Well, I appreciate the comparison to those much more expensive software packages

. For what a 1-year subscription costs for Maya or 3ds Max -- $1470 USD (!) -- you could buy more than 20 copies of Magic Performer (and own them forever, not just 1 year).
...but seriously. When you say "capture the visuals", I assume you mean exporting them to a movie file? If so, there are a few things to understand when comparing Magic to Maya, etc.
First, Magic is optimized for real-time rendering, meaning WYSIWYG -- what you see is what you get. You get the actual final rendering even while you are editing the project, and never anything less than the final rendering. This is very different than those other programs, which are focused on exporting movies "offline", rather than letting you see the final result in real-time --
especially at 60 fps. Magic relies almost entirely on the GPU, and surprising though it may be, it is highly inefficient to get a rendered image back from the GPU into main memory. So it actually takes longer to export content to a movie than it does to just display the content on the screen.
Second, and more importantly, many of Magic's visual effects and audio analysis techniques are very sequential in nature, meaning that rendered frames depend heavily on previously rendered frames. It is therefore nearly impossible to do anything in parallel, which is what multithreading would achieve. Further, GPU-based rendering does not support multithreading well -- it's just not how graphics acceleration works. You can search the web for any number of pages that say this. Here's one of the first results:
http://stackoverflow.com/questions/1109 ... -on-opengl. To summarize, the GPU takes care of multithreading
inside itself, meaning there is lots of parallelism happening in each frame, but only between different pixels in one frame at a time. Between different frames, there is not much that can be done. By contrast, in Maya or 3ds Max, the final rendering usually does not use the GPU (exclusively), mostly the CPU, so it is much more parallelizable.

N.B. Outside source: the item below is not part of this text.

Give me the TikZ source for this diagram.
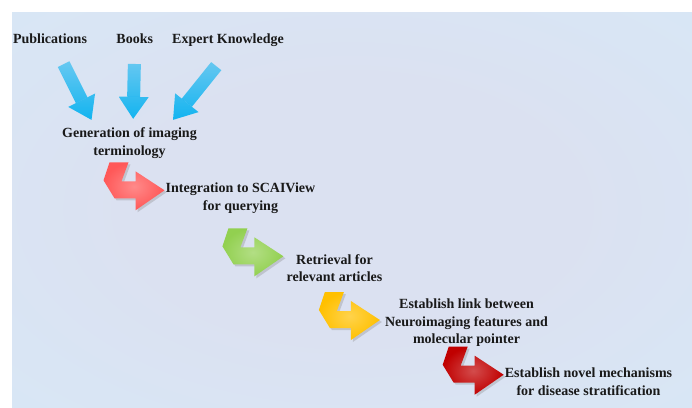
\documentclass[tikz,border=0pt]{standalone}
\usepackage{fontspec}
\setmainfont{Liberation Serif}
\usetikzlibrary{arrows.meta, shadows, fadings}
\definecolor{bgmid}{RGB}{219,225,241}
\definecolor{bgedge}{RGB}{211,241,253}
\definecolor{srcblue}{RGB}{0,176,240}
\definecolor{stepred}{RGB}{255,88,88}
\definecolor{stepgreen}{RGB}{146,208,80}
\definecolor{stepyellow}{RGB}{255,192,0}
\definecolor{stepdark}{RGB}{192,0,0}
\definecolor{txt}{RGB}{25,25,25}
\pgfdeclareradialshading{bgglow}{\pgfpoint{0bp}{0bp}}{color(0bp)=(bgmid); color(16bp)=(bgmid); color(72bp)=(bgedge)}
\tikzfading[name=tailfade, top color=transparent!60, bottom color=transparent!0]

\begin{document}
\begin{tikzpicture}[
    x=1pt, y=-1pt,
    srclabel/.style={font=\bfseries\fontsize{14}{17}\selectfont, text=txt, anchor=base, inner sep=2pt, text height=10pt, text depth=3.5pt},
    stepnode/.style={font=\bfseries\fontsize{14}{17.5}\selectfont, text=txt, align=center, inner sep=2pt},
    srcarrow/.style={draw=srcblue, line width=13pt, -{Triangle[width=30pt, length=22pt, line width=0pt]}, path fading=tailfade},
    pics/bentarrow/.style={code={
        \shade[inner color=#1!70!white, outer color=#1, drop shadow={opacity=.3, shadow xshift=2pt, shadow yshift=-2pt}]
            (-55,-28) -- (-36,-28) -- (-43,-9) -- (-29,-9) -- (-29,-19) -- (0,0)
            -- (-29,20) -- (-29,8) -- (-50,8) -- (-61,-10) -- cycle;
    }}
]

% ---------- Background ----------
\useasboundingbox (0,0) rectangle (692,407);
\shade[shading=bgglow] (12,12) rectangle (692,407);

% ---------- Sources ----------
\node[srclabel] (pub) at (50,43.3) {Publications};
\node[srclabel] (books) at (134.7,43.3) {Books};
\node[srclabel] (expert) at (228,43.3) {Expert Knowledge};

% ---------- Steps ----------
\node[stepnode] (gen) at (129.5,143.3) {Generation of imaging\\terminology};
\node[stepnode] (integ) at (240.5,198.3) {Integration to SCAIView\\for querying};
\node[stepnode] (retr) at (334.5,268.3) {Retrieval for\\relevant articles};
\node[stepnode] (link) at (466.5,323) {Establish link between\\Neuroimaging features and\\molecular pointer};
\node[stepnode] (novel) at (588.5,381.7) {Establish novel mechanisms\\for disease stratification};

% ---------- Sources into terminology ----------
\draw[srcarrow, shorten <=17pt, shorten >=6.7pt] ([xshift=6pt]pub.south) -- ([xshift=-35pt]gen.north);
\draw[srcarrow, shorten <=15pt, shorten >=7pt] (books.south) -- ([xshift=3.5pt]gen.north);
\draw[srcarrow, shorten <=22pt, shorten >=7.7pt] ([xshift=2pt]expert.south) -- ([xshift=38.7pt]gen.north);

% ---------- Step arrows ----------
\pic at ([xshift=1pt,yshift=8pt]integ.west) {bentarrow=stepred};
\pic at ([xshift=-1pt,yshift=12pt]retr.west) {bentarrow=stepgreen};
\pic at ([xshift=-3pt,yshift=3pt]link.west) {bentarrow=stepyellow};
\pic at ([xshift=1pt,yshift=7pt]novel.west) {bentarrow=stepdark};

\end{tikzpicture}
\end{document}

Finally, and most importantly, I think your main bottleneck is this: because you are exporting from Magic in 4K, you are required to use the .png export format, since .mp4 doesn't support 4K. It is *much* slower to export to .png, because it uses lossless compression, and the files are much larger. But, unfortunately, you don't have a choice. This is partly our fault -- we haven't provided any alternative export options. But we will
So, to answer your overall question, yes, Magic does support multithreading, to the extent that it's possible. All the graphics rendering happens on one thread only, but other things happen in other threads.